• **SET PROBLEM**:
Output a verbatim copy of the data, cut off after the line that contains "var valueTicks = [90, 100, 110, 120, 130, 140, 150];".

• **RAW DATA**:
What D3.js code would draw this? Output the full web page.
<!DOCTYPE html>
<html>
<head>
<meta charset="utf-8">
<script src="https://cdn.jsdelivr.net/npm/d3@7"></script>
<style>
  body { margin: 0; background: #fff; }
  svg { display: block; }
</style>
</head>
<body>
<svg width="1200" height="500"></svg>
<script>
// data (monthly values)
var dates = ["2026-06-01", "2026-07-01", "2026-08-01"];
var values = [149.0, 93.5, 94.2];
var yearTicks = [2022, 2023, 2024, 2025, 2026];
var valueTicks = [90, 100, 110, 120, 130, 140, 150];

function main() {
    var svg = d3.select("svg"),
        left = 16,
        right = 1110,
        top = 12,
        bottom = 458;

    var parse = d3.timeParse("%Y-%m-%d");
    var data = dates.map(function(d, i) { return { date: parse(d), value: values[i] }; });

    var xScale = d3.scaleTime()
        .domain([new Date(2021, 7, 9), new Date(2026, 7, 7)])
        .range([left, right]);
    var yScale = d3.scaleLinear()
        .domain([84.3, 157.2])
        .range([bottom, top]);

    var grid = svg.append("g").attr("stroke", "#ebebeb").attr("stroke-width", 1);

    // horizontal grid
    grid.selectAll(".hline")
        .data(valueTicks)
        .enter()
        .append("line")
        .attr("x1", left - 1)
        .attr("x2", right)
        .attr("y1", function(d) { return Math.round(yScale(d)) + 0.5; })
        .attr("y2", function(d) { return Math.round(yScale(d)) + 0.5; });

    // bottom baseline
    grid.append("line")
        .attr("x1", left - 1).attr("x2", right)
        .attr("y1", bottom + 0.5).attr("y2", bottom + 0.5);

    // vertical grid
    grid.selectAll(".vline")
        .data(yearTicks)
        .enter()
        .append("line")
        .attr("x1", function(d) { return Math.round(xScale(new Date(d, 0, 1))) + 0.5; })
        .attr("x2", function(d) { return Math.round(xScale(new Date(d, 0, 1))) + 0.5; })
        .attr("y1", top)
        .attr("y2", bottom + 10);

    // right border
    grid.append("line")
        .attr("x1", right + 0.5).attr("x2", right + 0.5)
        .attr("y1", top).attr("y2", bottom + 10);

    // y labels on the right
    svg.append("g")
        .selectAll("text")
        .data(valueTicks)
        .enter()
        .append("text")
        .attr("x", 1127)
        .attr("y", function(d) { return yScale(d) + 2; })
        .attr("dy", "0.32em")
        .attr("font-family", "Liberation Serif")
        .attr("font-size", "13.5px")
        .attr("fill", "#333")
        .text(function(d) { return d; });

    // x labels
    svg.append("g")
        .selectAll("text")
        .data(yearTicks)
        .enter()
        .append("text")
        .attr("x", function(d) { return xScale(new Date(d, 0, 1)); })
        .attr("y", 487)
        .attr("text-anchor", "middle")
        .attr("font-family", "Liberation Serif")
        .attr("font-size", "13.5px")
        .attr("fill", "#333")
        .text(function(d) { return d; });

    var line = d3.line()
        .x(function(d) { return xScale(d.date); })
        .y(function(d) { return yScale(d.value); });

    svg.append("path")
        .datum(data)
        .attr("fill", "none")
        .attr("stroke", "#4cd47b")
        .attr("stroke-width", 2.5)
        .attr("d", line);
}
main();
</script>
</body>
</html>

• **THE RESULT**:
What D3.js code would draw this? Output the full web page.
<!DOCTYPE html>
<html>
<head>
<meta charset="utf-8">
<script src="https://cdn.jsdelivr.net/npm/d3@7"></script>
<style>
  body { margin: 0; background: #fff; }
  svg { display: block; }
</style>
</head>
<body>
<svg width="1200" height="500"></svg>
<script>
// data (monthly values)
var dates = ["2026-06-01", "2026-07-01", "2026-08-01"];
var values = [149.0, 93.5, 94.2];
var yearTicks = [2022, 2023, 2024, 2025, 2026];
var valueTicks = [90, 100, 110, 120, 130, 140, 150];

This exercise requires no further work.